La baisse du temps de travail sans perte de salaire entraîne une baisse drastique de la survaleur prélevée par le capital et accélère donc la baisse tendancielle du taux de profit. Et donc l’instabilité du système capitaliste. Plus cette instabilité économique augmente, plus visible, plus évidente devient nécessité de dépasser ce système. La mise au grand jour des contradictions inhérentes au capitalisme accélère le désir de sortir de cette crise permanente, le désir de révolution sociale.

On l’a vu lors de la crise du Covid. Ce brutal coup d’arrêt à une partie l’économie capitaliste mondialisée, a fait émerger rapidement une rhétorique du “monde d’après”, fait de partage des richesses, de services publics, d’aspiration au sens au travail et au droit au temps libéré. Lorsque la machine a repris, les dirigeants bourgeois se sont empressés de tenter de faire oublier ces aspirations proto-révolutionnaires. Par la diversion raciale, par la brutalité policière, par l’inflation qui menace la sécurité alimentaire jusque dans les pays les plus riches du monde, il y sont en partie parvenus. En partie seulement.

Les travailleurs restent déterminés à affirmer leur souveraineté sur le capital Depuis 2020, les exemples sont nombreux.

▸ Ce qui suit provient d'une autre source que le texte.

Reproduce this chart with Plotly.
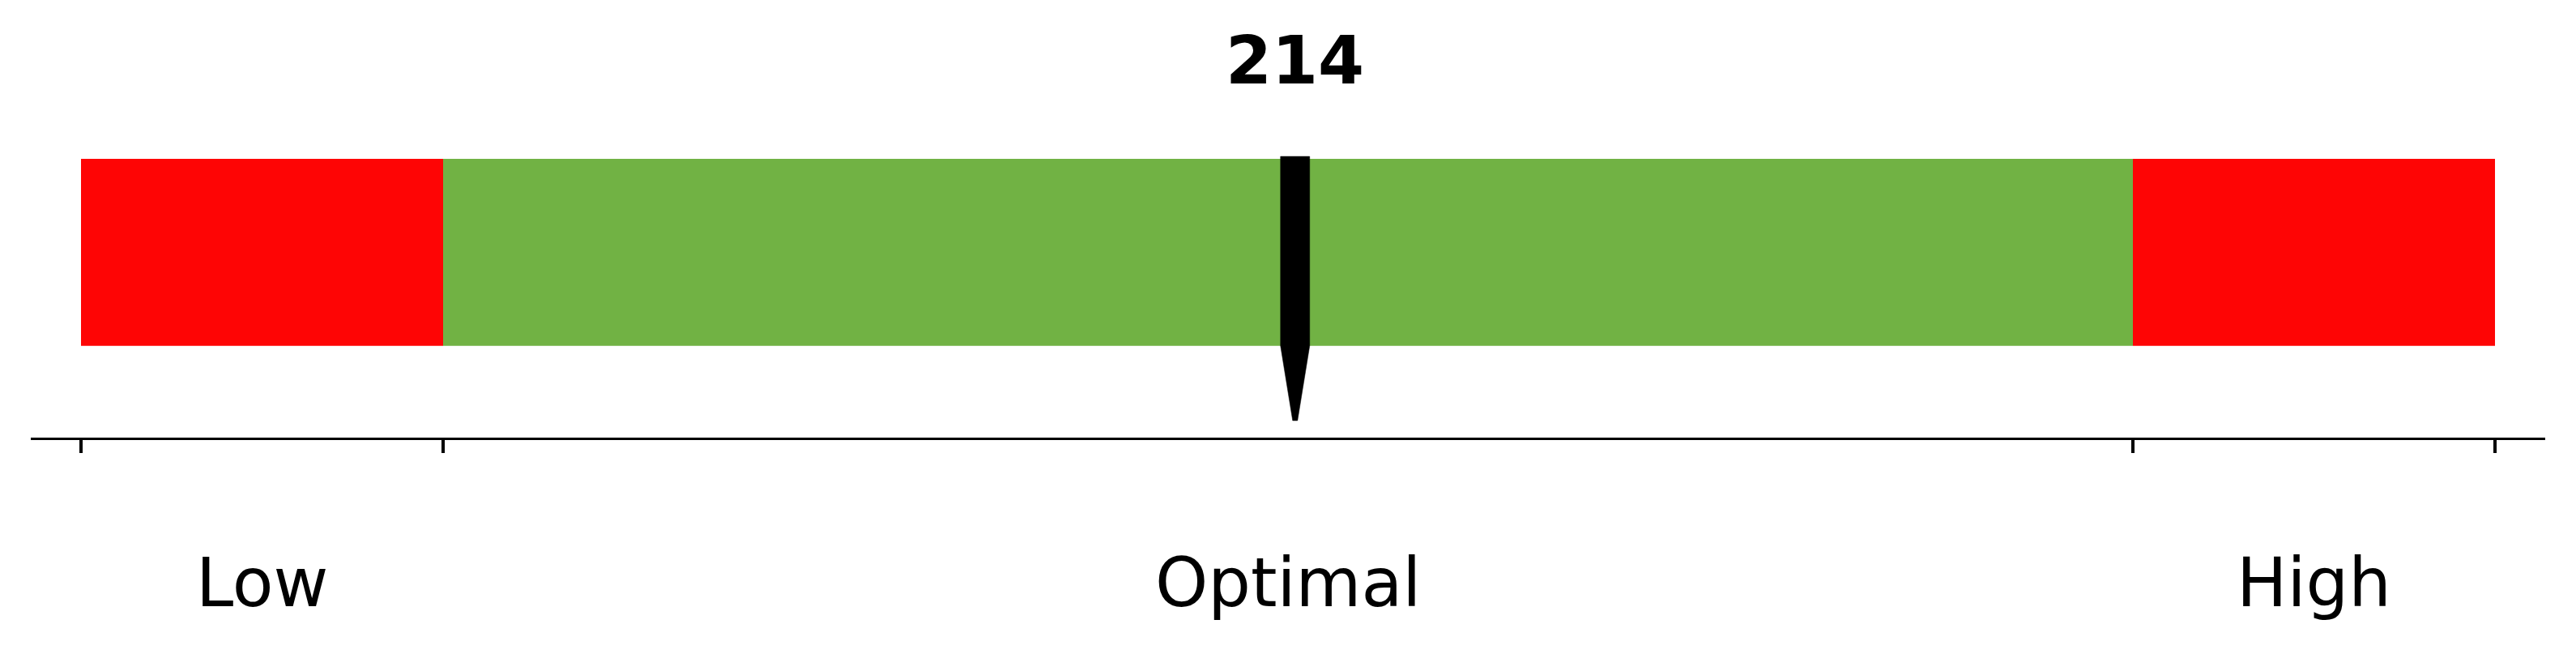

Le phénomène de la Grande démission, est particulièrement fort aux Etats-Unis. Les gens refusent les mauvaises conditions de travail et préfèrent sortir, au moins pour un temps, de ce système d’exploitation.

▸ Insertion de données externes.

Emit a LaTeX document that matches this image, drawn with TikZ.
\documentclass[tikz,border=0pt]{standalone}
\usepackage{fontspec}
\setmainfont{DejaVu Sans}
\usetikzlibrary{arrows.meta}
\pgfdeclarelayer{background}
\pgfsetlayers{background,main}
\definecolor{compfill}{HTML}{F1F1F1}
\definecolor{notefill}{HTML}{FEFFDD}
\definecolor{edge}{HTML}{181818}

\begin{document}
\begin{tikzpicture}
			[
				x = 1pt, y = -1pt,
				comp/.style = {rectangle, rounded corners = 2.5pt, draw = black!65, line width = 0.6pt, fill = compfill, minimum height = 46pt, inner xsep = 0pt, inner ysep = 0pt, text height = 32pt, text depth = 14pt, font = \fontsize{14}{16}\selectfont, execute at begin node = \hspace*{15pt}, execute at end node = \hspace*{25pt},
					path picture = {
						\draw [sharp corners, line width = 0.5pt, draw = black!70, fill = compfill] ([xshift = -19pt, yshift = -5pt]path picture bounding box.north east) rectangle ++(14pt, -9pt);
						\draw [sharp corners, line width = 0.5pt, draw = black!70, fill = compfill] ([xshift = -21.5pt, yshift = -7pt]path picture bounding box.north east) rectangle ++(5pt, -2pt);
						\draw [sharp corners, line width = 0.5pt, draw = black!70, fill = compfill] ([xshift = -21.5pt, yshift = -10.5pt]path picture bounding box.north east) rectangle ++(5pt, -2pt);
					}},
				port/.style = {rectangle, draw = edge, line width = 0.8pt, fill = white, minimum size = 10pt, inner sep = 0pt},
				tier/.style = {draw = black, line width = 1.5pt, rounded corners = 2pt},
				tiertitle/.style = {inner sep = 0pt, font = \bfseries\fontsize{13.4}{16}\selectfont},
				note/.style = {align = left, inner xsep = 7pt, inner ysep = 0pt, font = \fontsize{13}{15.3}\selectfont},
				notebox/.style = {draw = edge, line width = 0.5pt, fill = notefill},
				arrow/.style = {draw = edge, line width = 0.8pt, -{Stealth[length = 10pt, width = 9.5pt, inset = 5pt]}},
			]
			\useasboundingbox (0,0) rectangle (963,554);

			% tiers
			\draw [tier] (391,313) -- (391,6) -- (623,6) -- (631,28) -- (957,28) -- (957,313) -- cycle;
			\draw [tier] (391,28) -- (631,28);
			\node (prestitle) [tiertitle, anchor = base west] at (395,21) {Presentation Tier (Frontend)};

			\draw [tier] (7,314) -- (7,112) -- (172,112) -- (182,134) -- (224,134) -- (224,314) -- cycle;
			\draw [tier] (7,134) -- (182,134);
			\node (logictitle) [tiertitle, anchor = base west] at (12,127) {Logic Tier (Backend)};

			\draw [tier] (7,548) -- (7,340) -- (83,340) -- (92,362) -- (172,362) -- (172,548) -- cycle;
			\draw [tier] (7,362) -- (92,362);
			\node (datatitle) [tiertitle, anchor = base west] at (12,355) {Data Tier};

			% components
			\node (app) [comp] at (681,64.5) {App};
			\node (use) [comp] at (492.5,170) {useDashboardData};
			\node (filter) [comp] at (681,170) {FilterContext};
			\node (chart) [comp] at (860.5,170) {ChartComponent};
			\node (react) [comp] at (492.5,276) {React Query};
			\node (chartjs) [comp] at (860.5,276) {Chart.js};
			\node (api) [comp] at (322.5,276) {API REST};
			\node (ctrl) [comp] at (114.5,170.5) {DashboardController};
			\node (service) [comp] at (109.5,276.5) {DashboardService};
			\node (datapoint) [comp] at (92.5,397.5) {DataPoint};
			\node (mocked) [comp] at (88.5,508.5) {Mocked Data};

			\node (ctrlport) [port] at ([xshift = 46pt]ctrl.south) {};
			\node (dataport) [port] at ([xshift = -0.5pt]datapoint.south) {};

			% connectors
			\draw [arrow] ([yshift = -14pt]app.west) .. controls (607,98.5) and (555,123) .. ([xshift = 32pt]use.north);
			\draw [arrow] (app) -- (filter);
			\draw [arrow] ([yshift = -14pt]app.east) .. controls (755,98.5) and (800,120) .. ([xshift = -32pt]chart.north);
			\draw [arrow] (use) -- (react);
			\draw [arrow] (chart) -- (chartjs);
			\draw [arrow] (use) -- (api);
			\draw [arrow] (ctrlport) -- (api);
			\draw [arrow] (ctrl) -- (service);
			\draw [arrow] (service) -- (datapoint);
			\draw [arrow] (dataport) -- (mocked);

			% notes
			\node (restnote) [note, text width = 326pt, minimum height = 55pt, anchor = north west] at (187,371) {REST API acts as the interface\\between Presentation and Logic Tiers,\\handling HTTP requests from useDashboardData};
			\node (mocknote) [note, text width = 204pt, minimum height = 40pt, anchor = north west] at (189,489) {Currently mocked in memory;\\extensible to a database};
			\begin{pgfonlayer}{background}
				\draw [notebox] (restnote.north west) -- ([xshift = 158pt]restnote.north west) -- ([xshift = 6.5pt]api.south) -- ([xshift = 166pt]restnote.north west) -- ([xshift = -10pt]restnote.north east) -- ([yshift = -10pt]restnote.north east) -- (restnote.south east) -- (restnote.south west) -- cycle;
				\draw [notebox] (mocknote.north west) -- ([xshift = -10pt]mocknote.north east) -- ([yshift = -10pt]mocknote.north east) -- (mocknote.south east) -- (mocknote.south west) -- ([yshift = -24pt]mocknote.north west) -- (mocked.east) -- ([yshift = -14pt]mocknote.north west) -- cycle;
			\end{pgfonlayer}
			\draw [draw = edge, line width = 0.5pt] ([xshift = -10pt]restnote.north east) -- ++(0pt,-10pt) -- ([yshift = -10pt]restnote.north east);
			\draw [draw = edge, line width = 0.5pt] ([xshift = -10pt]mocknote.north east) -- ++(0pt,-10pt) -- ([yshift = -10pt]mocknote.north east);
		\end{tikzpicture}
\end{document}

En France, le score de Jean-Luc Mélenchon, théoricien de la révolution citoyenne, à l’élection présidentielle de 2022, puis l’union de la gauche sur un programme de rupture avec le capitalisme démontrent la persistance de cette aspirations à un changement global et radical de l’organisation économique et sociale. En 2023, la lutte contre l’allongement de la durée de cotisation s’inscrit parfaitement dans ce refus d’augmenter la survaleur prélevée sur le travail par le capital.

Enfin, pour revenir à notre sujet de départ, la propagation rapide de cette revendication de la semaine de 4 jours lorsqu’elle s’accompagne d’une véritable baisse du temps de travail sans perte de salaire, notamment depuis 2022, est également un signe que la prise de conscience lors de la crise du Covid continue de nourrir une dynamique anticapitaliste.